Everyone made a big to-do of Jackson, the most distinctive figure in the pits, and he went off to watch some of the Super Late Model feature race. That’s one of the rungs up the ladder for any aspiring driver hoping to race in the Nextel Cup, which is Dylan’s stated goal. It would not be the first time LVMS has helped launch a Cup career -- both Kurt and Kyle Busch competed at The Bullring before ascending to fame (and infamy) on the Cup tour. Randy Kwasniewski, who has balanced his ample support of his son with a keen desire to remain in the background and let the kid have his space, says he’ll back whatever direction Dylan takes.

“It’s up to him. I’ll support him as mach as it takes, but it’s his choice,” says Kwasniewski, who is nervous every lap of every one of his son’s races. “He’s tried a number of sports, but he likes to race, and it’s up to him how far to take it.”

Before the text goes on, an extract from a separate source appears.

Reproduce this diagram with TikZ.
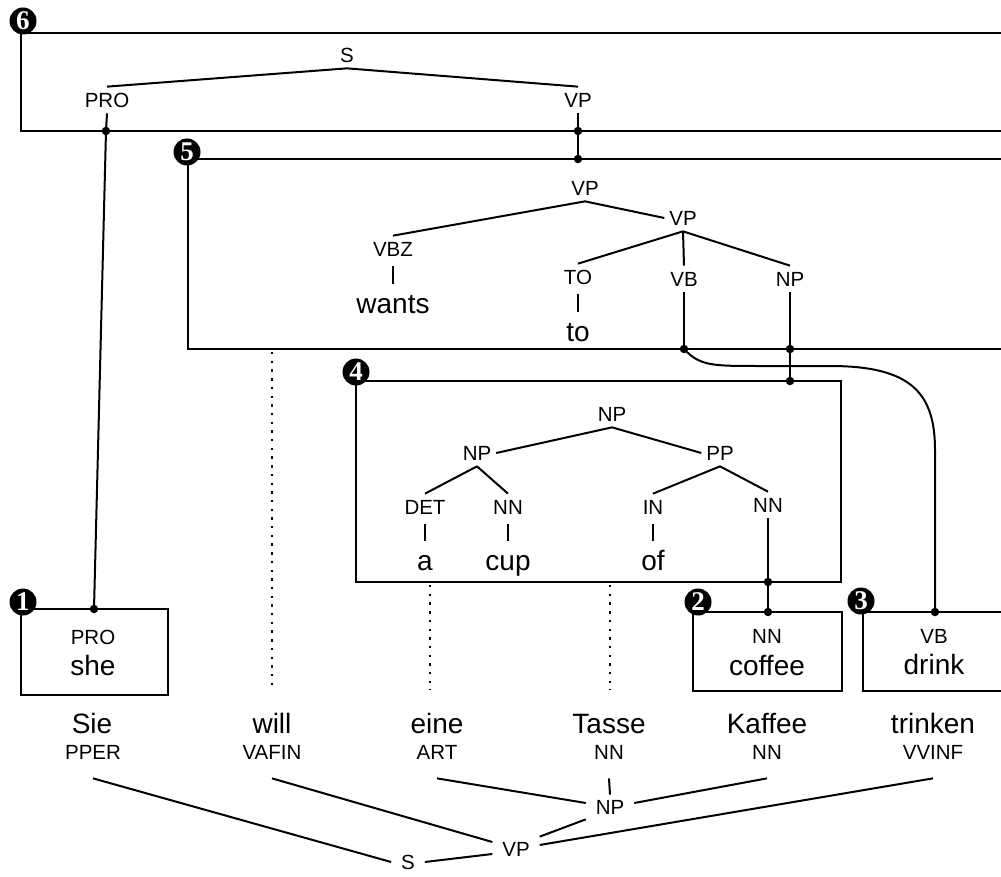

As for last night’s results, Kwasniewski was involved in a dustup on the first green flag of the event, being pinched as he accelerated to start the race, and the field had to restart. He led up until a yellow flag waved over the 28th lap -- two to go. At that restart, he held off a hard-pressing Brecken Snow in the No. 6 car, who tried to duck inside at the restart and wrest the lead from Kwasniewski, and through Turns 1 and 2, it seemed Snow might pull off a thrilling comeback victory. But he ran out of track, as they say, and the checked flag waved for the No. 3 car.

At that moment, I got a text from Wilk, asking, “How we looking? We’re almost there!” I had to tell him that, by a hair, the kid beat him, too. Welcome to the track.